Work to be completed. Extract each line holding the word "this" from the entries.

Raw records.
★ ★ ★ ★ ★

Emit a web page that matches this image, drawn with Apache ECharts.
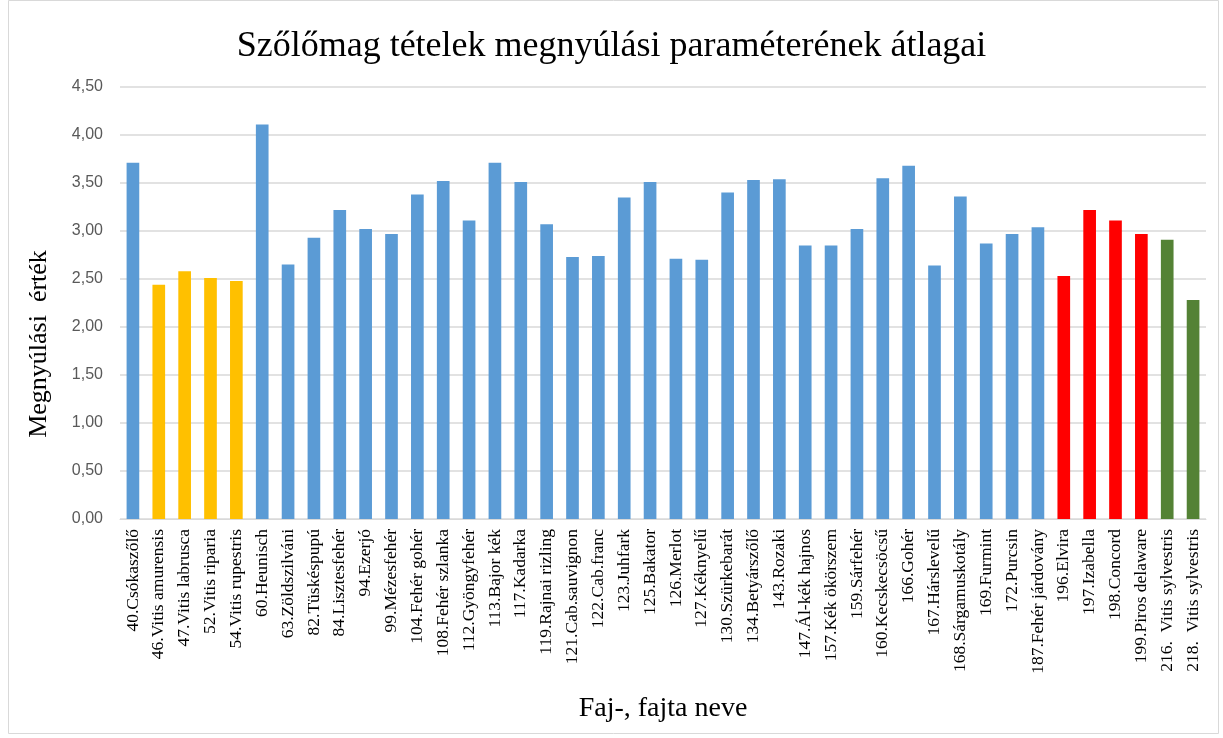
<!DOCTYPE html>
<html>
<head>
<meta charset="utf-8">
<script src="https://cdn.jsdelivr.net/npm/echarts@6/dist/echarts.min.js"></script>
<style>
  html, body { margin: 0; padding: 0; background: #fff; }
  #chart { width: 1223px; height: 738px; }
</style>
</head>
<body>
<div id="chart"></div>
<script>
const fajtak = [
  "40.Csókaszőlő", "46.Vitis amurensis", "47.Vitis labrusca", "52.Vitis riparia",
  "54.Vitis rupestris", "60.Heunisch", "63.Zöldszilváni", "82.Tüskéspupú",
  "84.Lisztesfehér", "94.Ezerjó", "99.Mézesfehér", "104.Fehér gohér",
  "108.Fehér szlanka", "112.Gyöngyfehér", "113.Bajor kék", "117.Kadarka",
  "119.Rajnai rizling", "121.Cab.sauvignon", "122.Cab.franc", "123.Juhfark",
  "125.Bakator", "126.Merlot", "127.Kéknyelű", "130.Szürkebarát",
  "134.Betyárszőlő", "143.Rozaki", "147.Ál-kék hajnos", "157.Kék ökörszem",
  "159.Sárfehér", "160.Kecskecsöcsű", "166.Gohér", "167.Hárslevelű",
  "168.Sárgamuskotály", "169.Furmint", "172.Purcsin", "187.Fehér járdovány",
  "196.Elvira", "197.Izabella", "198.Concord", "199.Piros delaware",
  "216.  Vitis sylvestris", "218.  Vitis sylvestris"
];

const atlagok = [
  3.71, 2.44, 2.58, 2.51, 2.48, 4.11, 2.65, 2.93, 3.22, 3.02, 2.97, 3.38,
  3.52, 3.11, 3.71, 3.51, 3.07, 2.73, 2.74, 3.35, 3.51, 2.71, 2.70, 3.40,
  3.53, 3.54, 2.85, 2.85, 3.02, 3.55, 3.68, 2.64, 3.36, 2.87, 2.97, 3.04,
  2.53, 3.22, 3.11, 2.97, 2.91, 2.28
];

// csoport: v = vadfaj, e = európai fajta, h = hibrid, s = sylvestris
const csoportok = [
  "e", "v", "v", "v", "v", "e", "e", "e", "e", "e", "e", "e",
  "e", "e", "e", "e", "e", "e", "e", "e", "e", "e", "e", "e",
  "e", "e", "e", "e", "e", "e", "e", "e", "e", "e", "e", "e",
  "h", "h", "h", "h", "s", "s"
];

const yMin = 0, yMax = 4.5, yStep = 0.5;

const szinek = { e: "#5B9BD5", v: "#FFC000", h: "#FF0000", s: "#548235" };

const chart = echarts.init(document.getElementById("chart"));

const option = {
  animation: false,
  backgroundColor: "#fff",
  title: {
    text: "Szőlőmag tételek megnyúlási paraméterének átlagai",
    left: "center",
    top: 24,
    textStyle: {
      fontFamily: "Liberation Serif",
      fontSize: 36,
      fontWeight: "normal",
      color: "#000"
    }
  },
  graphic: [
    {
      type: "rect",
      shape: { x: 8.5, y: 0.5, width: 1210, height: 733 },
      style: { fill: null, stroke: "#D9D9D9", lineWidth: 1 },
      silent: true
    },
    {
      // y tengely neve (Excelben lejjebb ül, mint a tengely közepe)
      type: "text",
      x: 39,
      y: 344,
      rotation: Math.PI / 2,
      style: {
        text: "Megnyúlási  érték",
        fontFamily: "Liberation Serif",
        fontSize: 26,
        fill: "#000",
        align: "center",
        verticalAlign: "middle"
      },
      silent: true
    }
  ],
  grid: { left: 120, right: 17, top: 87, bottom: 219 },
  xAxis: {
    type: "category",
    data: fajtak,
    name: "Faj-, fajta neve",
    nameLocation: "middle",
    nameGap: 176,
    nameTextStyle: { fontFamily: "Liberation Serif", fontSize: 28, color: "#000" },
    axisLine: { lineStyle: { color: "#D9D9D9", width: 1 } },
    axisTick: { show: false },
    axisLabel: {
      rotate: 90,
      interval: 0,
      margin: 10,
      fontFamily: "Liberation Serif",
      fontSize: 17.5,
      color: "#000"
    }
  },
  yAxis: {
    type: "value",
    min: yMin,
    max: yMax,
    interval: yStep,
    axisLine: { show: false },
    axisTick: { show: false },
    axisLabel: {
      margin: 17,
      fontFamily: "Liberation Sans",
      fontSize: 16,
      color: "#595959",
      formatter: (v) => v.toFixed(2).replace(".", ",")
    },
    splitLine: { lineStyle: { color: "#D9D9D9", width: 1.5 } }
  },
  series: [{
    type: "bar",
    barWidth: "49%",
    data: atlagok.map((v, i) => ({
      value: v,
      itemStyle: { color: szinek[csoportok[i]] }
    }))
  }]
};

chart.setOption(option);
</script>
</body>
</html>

★ ★ ★ ★ ★

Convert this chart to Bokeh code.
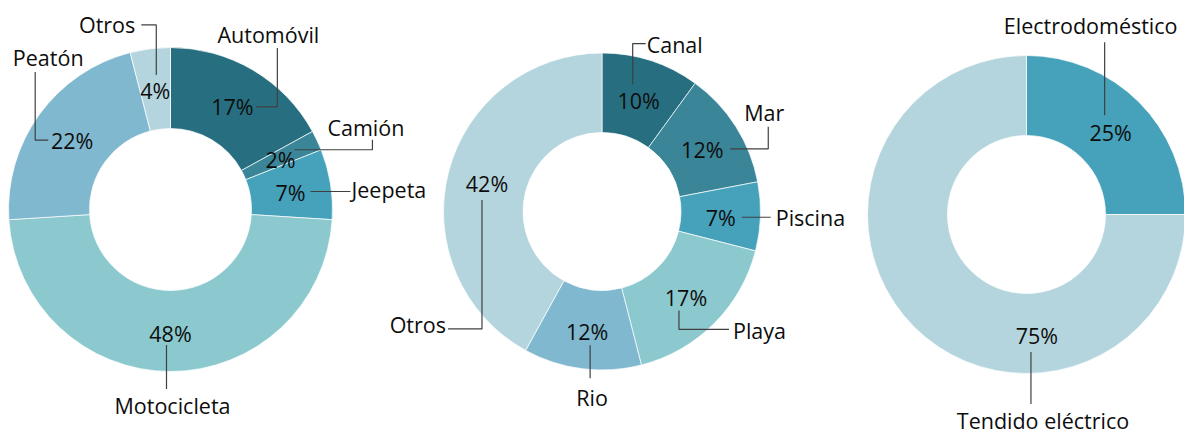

★ ★ ★ ★ ★

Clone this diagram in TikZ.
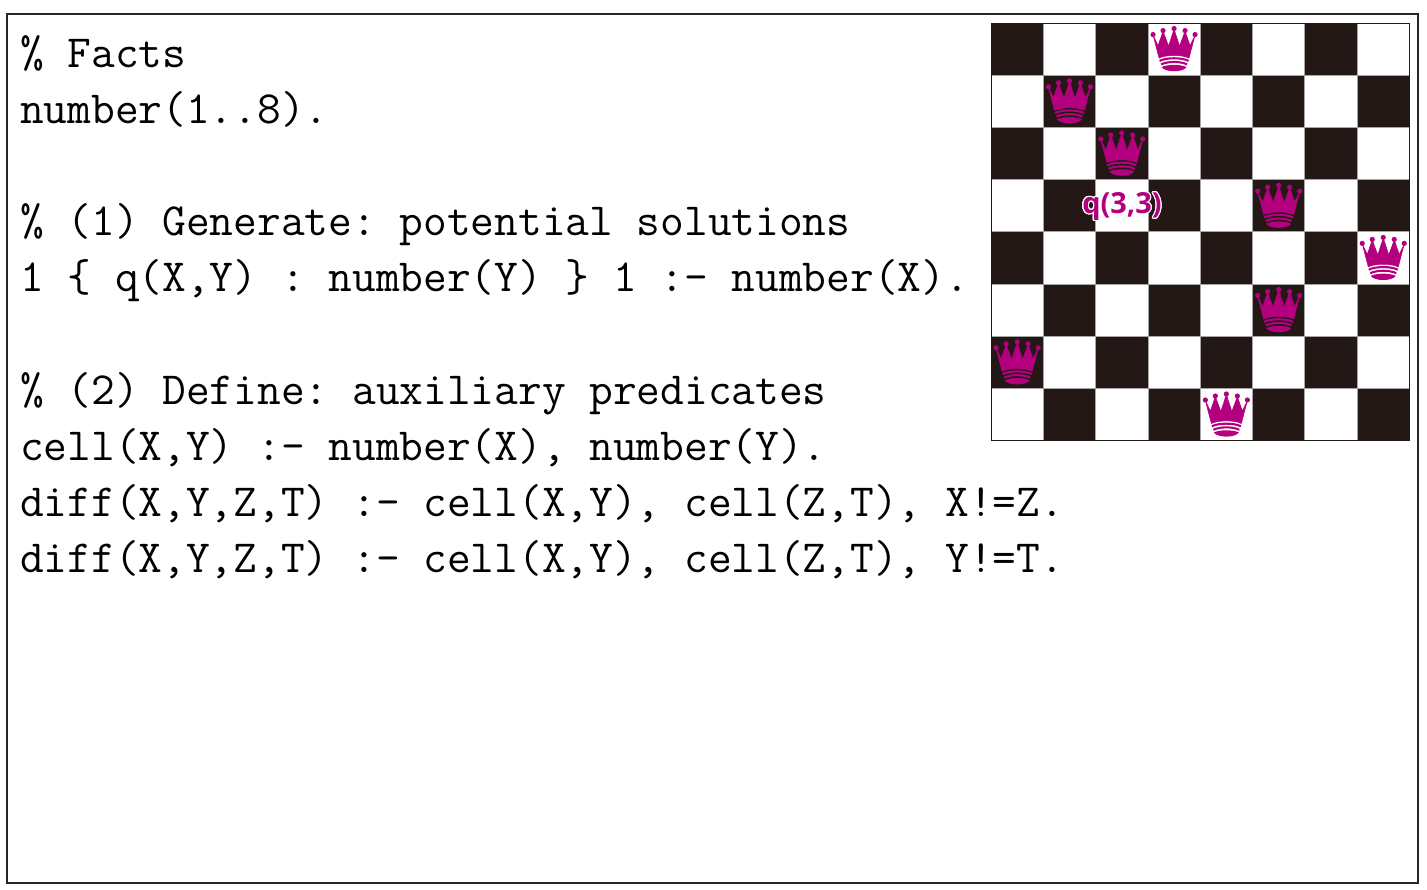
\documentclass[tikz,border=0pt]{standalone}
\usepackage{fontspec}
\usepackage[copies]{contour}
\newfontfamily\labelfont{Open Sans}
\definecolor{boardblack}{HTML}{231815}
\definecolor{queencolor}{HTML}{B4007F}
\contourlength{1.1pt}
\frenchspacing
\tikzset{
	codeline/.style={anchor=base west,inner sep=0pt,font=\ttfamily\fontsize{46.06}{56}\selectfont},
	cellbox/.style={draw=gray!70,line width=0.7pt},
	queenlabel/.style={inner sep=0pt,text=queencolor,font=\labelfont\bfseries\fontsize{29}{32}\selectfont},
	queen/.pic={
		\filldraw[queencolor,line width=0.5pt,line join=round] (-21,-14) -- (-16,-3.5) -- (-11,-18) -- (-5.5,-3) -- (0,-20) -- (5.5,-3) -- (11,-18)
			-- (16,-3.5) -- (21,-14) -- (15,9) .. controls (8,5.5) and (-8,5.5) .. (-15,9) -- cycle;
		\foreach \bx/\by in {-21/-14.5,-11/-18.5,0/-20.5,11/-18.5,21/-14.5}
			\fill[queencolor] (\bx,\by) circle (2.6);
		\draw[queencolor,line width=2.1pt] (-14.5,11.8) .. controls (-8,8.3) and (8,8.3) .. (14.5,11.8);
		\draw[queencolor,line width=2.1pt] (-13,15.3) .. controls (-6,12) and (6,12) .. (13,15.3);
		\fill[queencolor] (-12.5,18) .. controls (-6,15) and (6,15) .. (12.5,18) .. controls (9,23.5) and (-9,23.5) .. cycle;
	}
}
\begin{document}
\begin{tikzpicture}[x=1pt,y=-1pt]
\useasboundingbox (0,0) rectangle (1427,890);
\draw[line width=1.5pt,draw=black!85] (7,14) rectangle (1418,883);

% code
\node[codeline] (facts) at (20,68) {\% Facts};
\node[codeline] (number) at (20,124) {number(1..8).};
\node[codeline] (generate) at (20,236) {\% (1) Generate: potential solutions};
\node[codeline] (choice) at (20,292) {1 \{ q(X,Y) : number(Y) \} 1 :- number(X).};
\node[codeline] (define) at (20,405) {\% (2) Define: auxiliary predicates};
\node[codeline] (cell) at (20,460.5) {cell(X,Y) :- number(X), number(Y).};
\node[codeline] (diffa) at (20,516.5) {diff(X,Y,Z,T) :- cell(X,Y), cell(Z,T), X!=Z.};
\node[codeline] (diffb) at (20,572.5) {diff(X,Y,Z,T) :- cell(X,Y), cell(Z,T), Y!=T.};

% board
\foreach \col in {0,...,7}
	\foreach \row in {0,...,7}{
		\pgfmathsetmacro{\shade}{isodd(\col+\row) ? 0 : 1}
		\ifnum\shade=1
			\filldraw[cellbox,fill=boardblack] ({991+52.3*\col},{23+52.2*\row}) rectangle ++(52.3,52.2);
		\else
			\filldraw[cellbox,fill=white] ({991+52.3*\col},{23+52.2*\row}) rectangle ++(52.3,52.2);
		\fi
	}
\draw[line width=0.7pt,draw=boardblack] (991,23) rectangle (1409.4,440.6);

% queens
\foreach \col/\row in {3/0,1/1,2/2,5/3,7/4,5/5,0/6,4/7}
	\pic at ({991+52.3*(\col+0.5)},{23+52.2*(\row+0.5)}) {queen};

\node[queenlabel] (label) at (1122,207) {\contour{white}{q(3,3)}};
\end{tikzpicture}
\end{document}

★ ★ ★ ★ ★

Finished task.
Emit a web page that matches this image, drawn with Apache ECharts.
Convert this chart to Bokeh code.
Clone this diagram in TikZ.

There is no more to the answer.